§ **Data**:

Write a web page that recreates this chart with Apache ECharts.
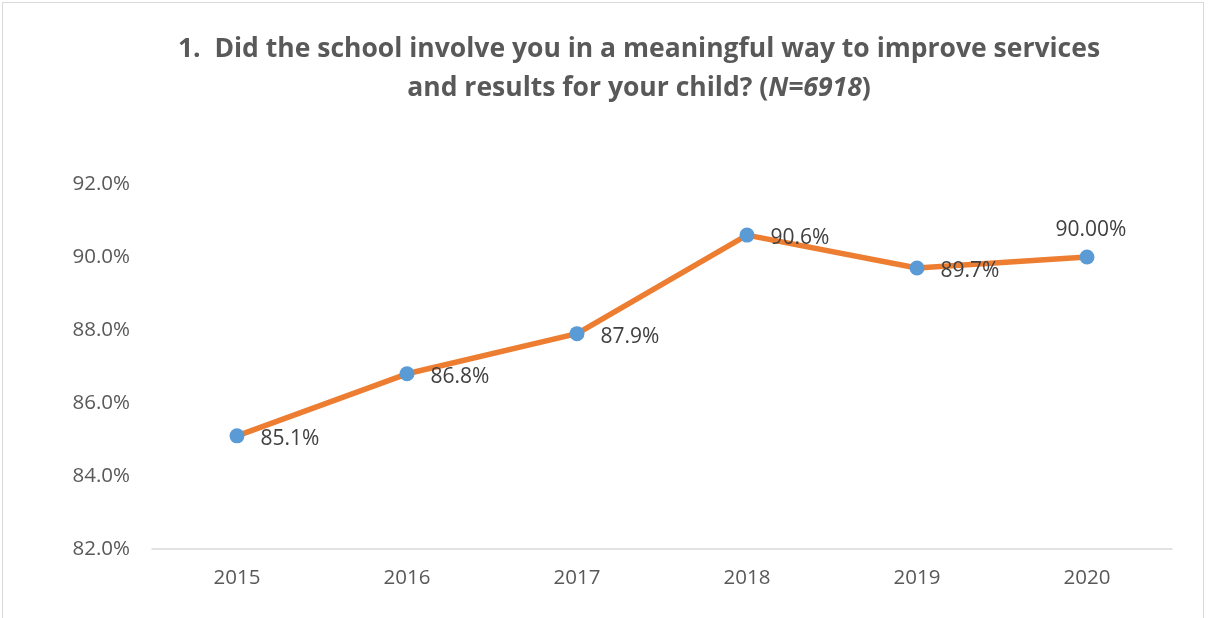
<!DOCTYPE html>
<html><head><meta charset="utf-8">
<script src="https://cdn.jsdelivr.net/npm/echarts@6/dist/echarts.min.js"></script>
<style>
html,body{margin:0;padding:0;background:#fff;}
#frame{position:absolute;left:2px;top:2px;width:1202px;height:640px;border:1.5px solid #d9d9d9;box-sizing:border-box;}
#c{position:absolute;left:0;top:0;width:1215px;height:618px;}
</style></head>
<body>
<div id="frame"></div>
<div id="c"></div>
<script>
const categories = ['2015','2016','2017','2018','2019','2020'];
const values = [85.1, 86.8, 87.9, 90.6, 89.7, 90.0];
const valueLabels = ['85.1%','86.8%','87.9%','90.6%','89.7%','90.00%'];
const titleLines = ['1.  Did the school involve you in a meaningful way to improve services', 'and results for your child? ({i|N=6918})'];

const chart = echarts.init(document.getElementById('c'), null, {renderer:'canvas'});
const data = values.map((v,i)=>{
  const d = {value:v};
  if (i === values.length-1) {
    d.label = {position:'top', offset:[4,-4]};
  }
  return d;
});
chart.setOption({
  animation:false,
  title:{
    text: titleLines.join('\n'),
    left: 634, top: 25, textAlign:'center',
    textStyle:{
      fontFamily:'Open Sans', fontWeight:'bold', fontSize:26.5, color:'#595959', lineHeight:39,
      rich:{i:{fontFamily:'Open Sans', fontWeight:'bold', fontStyle:'italic', fontSize:26.5, color:'#595959', lineHeight:39}}
    }
  },
  grid:{left:152, right:43, top:184, bottom:69},
  xAxis:{
    type:'category', data:categories, boundaryGap:true,
    axisLine:{lineStyle:{color:'#d9d9d9', width:1.5}},
    axisTick:{show:false},
    axisLabel:{color:'#595959', fontFamily:'Open Sans', fontSize:20.5, margin:19}
  },
  yAxis:{
    type:'value', min:82, max:92, interval:2,
    axisLine:{show:false}, axisTick:{show:false},
    splitLine:{show:false},
    axisLabel:{color:'#595959', fontFamily:'Open Sans', fontSize:20.5, margin:22, formatter:v=>v.toFixed(1)+'%'}
  },
  series:[{
    type:'line', data:data,
    lineStyle:{color:'#ED7D31', width:5.5},
    itemStyle:{color:'#5B9BD5'},
    symbol:'circle', symbolSize:15,
    label:{show:true, position:'right', offset:[11,3], color:'#404040', fontFamily:'Open Sans', fontSize:21,
      formatter:p=>valueLabels[p.dataIndex]}
  }]
});
</script>
</body></html>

§ **Brief**: Omitting all images, print the listing exactly.

§ **Task response**:
Write a web page that recreates this chart with Apache ECharts.
<!DOCTYPE html>
<html><head><meta charset="utf-8">
<script src="https://cdn.jsdelivr.net/npm/echarts@6/dist/echarts.min.js"></script>
<style>
html,body{margin:0;padding:0;background:#fff;}
#frame{position:absolute;left:2px;top:2px;width:1202px;height:640px;border:1.5px solid #d9d9d9;box-sizing:border-box;}
#c{position:absolute;left:0;top:0;width:1215px;height:618px;}
</style></head>
<body>
<div id="frame"></div>
<div id="c"></div>
<script>
const categories = ['2015','2016','2017','2018','2019','2020'];
const values = [85.1, 86.8, 87.9, 90.6, 89.7, 90.0];
const valueLabels = ['85.1%','86.8%','87.9%','90.6%','89.7%','90.00%'];
const titleLines = ['1.  Did the school involve you in a meaningful way to improve services', 'and results for your child? ({i|N=6918})'];

const chart = echarts.init(document.getElementById('c'), null, {renderer:'canvas'});
const data = values.map((v,i)=>{
  const d = {value:v};
  if (i === values.length-1) {
    d.label = {position:'top', offset:[4,-4]};
  }
  return d;
});
chart.setOption({
  animation:false,
  title:{
    text: titleLines.join('\n'),
    left: 634, top: 25, textAlign:'center',
    textStyle:{
      fontFamily:'Open Sans', fontWeight:'bold', fontSize:26.5, color:'#595959', lineHeight:39,
      rich:{i:{fontFamily:'Open Sans', fontWeight:'bold', fontStyle:'italic', fontSize:26.5, color:'#595959', lineHeight:39}}
    }
  },
  grid:{left:152, right:43, top:184, bottom:69},
  xAxis:{
    type:'category', data:categories, boundaryGap:true,
    axisLine:{lineStyle:{color:'#d9d9d9', width:1.5}},
    axisTick:{show:false},
    axisLabel:{color:'#595959', fontFamily:'Open Sans', fontSize:20.5, margin:19}
  },
  yAxis:{
    type:'value', min:82, max:92, interval:2,
    axisLine:{show:false}, axisTick:{show:false},
    splitLine:{show:false},
    axisLabel:{color:'#595959', fontFamily:'Open Sans', fontSize:20.5, margin:22, formatter:v=>v.toFixed(1)+'%'}
  },
  series:[{
    type:'line', data:data,
    lineStyle:{color:'#ED7D31', width:5.5},
    itemStyle:{color:'#5B9BD5'},
    symbol:'circle', symbolSize:15,
    label:{show:true, position:'right', offset:[11,3], color:'#404040', fontFamily:'Open Sans', fontSize:21,
      formatter:p=>valueLabels[p.dataIndex]}
  }]
});
</script>
</body></html>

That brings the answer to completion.